• **Records supplied**

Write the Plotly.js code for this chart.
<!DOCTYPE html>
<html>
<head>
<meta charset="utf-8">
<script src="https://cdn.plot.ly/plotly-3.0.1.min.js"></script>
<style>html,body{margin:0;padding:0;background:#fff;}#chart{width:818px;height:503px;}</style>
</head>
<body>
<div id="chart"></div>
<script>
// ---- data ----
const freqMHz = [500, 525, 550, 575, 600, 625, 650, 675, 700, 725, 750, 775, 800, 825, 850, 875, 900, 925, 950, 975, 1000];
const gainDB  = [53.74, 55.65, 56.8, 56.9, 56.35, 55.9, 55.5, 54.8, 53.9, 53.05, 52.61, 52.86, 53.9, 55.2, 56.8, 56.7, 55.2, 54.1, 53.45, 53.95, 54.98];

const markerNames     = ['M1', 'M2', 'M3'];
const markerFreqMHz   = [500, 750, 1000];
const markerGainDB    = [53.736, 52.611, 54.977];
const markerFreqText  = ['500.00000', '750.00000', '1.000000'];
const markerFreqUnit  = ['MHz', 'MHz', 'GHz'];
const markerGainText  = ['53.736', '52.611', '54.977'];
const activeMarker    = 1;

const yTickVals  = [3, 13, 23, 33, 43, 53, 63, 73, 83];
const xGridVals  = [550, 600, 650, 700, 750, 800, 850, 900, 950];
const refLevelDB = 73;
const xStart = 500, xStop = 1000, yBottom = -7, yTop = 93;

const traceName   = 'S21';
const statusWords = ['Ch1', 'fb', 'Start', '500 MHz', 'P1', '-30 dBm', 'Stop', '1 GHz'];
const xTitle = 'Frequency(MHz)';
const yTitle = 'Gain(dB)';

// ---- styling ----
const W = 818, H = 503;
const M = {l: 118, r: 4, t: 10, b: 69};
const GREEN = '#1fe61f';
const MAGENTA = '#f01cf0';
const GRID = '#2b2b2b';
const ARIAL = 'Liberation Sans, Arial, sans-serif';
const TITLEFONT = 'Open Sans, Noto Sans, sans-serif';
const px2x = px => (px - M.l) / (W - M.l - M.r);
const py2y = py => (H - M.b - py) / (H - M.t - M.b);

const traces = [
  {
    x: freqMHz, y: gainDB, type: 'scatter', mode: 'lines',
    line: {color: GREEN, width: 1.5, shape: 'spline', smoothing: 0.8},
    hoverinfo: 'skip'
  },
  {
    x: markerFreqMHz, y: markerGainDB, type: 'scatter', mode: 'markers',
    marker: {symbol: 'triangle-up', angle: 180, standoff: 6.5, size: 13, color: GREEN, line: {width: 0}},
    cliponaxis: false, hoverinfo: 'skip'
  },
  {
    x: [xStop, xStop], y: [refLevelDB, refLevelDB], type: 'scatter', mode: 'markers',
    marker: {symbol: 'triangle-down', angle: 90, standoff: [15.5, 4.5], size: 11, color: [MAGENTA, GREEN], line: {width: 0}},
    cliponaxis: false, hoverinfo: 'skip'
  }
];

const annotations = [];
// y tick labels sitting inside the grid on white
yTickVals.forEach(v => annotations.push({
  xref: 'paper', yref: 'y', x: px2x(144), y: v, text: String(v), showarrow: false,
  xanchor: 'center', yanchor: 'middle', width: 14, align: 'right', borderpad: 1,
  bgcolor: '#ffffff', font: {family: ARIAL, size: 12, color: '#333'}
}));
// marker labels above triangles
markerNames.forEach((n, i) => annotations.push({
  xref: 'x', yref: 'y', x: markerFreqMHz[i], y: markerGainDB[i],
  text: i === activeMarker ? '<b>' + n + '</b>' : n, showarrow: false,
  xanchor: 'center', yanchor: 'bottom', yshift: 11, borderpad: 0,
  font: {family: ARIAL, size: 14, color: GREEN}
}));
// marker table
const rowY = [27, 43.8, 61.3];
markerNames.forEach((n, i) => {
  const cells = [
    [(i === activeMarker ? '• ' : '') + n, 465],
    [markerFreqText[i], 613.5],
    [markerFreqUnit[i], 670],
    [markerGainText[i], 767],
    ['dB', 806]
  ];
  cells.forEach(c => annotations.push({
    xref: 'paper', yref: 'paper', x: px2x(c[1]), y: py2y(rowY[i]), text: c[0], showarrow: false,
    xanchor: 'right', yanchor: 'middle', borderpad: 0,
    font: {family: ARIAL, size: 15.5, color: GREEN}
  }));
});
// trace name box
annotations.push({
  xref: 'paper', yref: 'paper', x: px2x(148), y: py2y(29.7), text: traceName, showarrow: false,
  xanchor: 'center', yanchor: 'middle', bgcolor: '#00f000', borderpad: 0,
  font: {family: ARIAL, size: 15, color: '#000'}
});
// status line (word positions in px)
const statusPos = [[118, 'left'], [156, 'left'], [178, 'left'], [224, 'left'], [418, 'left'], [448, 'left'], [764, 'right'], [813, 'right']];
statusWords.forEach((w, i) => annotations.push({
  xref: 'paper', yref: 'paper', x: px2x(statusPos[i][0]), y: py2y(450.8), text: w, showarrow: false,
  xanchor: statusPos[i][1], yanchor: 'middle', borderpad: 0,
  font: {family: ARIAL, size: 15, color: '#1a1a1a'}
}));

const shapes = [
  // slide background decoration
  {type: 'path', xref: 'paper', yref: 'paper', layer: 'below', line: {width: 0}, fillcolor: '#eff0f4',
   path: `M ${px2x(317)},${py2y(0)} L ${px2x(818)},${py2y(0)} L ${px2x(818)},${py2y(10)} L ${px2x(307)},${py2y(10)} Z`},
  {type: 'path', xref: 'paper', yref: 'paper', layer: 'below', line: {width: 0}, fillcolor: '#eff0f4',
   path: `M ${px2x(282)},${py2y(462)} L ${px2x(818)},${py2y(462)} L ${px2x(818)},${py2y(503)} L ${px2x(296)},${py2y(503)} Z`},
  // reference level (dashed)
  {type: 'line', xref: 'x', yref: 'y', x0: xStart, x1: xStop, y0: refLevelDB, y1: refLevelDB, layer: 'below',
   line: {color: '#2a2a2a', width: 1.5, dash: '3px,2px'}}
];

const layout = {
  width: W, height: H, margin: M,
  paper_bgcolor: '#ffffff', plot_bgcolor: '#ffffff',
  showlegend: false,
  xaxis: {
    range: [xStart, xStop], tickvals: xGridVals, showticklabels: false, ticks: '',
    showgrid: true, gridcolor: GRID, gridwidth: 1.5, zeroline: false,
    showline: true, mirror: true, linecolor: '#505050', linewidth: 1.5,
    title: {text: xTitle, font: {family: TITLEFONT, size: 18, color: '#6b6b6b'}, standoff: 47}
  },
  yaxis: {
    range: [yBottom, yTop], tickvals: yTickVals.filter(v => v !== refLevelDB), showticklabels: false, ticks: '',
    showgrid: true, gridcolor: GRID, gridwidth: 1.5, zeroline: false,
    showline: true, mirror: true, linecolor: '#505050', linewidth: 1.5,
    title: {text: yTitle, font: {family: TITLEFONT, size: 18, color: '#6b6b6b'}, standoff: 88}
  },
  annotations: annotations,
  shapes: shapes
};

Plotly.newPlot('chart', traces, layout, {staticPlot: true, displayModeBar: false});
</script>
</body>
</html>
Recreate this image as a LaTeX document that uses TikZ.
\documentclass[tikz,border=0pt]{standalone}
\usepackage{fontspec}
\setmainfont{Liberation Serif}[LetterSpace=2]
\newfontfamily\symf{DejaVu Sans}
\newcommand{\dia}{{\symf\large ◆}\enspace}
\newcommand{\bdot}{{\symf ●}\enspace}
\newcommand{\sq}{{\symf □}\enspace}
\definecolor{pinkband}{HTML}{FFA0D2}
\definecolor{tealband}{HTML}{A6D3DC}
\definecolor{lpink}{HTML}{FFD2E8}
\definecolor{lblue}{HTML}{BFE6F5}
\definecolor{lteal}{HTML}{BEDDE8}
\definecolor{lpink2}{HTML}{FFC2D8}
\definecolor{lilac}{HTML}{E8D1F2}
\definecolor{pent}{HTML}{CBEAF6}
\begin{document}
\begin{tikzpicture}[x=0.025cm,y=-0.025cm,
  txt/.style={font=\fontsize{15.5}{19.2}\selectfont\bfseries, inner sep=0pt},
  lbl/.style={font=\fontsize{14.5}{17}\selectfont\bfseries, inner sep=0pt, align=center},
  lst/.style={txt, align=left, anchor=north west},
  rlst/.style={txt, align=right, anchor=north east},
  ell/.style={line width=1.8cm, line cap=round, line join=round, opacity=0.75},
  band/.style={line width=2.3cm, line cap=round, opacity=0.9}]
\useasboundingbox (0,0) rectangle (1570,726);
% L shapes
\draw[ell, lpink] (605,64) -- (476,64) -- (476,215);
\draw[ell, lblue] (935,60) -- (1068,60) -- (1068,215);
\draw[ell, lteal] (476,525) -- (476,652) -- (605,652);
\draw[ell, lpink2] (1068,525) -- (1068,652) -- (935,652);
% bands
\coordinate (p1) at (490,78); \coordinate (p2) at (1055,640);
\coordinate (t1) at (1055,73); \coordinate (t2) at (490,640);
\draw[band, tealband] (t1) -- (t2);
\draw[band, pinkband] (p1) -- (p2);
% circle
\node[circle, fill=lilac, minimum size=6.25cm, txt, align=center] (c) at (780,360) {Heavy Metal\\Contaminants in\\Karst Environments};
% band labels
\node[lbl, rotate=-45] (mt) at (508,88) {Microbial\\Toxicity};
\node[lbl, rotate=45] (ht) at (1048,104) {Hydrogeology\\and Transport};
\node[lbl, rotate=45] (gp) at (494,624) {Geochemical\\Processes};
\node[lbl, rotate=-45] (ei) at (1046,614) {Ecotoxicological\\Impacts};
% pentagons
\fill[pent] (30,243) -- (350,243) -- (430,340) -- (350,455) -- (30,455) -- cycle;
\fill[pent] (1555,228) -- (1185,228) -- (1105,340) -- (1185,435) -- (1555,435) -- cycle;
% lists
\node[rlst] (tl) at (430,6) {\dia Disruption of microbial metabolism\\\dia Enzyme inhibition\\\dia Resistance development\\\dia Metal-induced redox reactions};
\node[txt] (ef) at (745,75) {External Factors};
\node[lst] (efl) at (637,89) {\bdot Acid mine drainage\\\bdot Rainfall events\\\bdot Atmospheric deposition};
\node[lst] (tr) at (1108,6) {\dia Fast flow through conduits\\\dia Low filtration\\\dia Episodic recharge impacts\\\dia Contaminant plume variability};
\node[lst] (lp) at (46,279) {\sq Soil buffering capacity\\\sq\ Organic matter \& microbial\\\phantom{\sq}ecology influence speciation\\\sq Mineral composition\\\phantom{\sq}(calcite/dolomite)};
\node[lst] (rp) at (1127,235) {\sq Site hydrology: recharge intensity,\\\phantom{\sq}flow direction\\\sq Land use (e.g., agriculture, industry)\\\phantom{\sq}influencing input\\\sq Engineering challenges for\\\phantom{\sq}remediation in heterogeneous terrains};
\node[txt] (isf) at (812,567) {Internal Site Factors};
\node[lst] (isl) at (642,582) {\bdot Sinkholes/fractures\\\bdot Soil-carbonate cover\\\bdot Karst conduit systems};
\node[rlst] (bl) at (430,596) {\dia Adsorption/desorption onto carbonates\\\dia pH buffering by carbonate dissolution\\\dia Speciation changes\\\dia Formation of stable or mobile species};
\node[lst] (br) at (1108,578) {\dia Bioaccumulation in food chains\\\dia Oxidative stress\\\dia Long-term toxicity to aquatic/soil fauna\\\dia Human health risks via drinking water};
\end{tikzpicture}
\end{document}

• **Your task**
Extract every line from the records above that contains the word "chart".

• **In response**
Write the Plotly.js code for this chart.
<style>html,body{margin:0;padding:0;background:#fff;}#chart{width:818px;height:503px;}</style>
<div id="chart"></div>
Plotly.newPlot('chart', traces, layout, {staticPlot: true, displayModeBar: false});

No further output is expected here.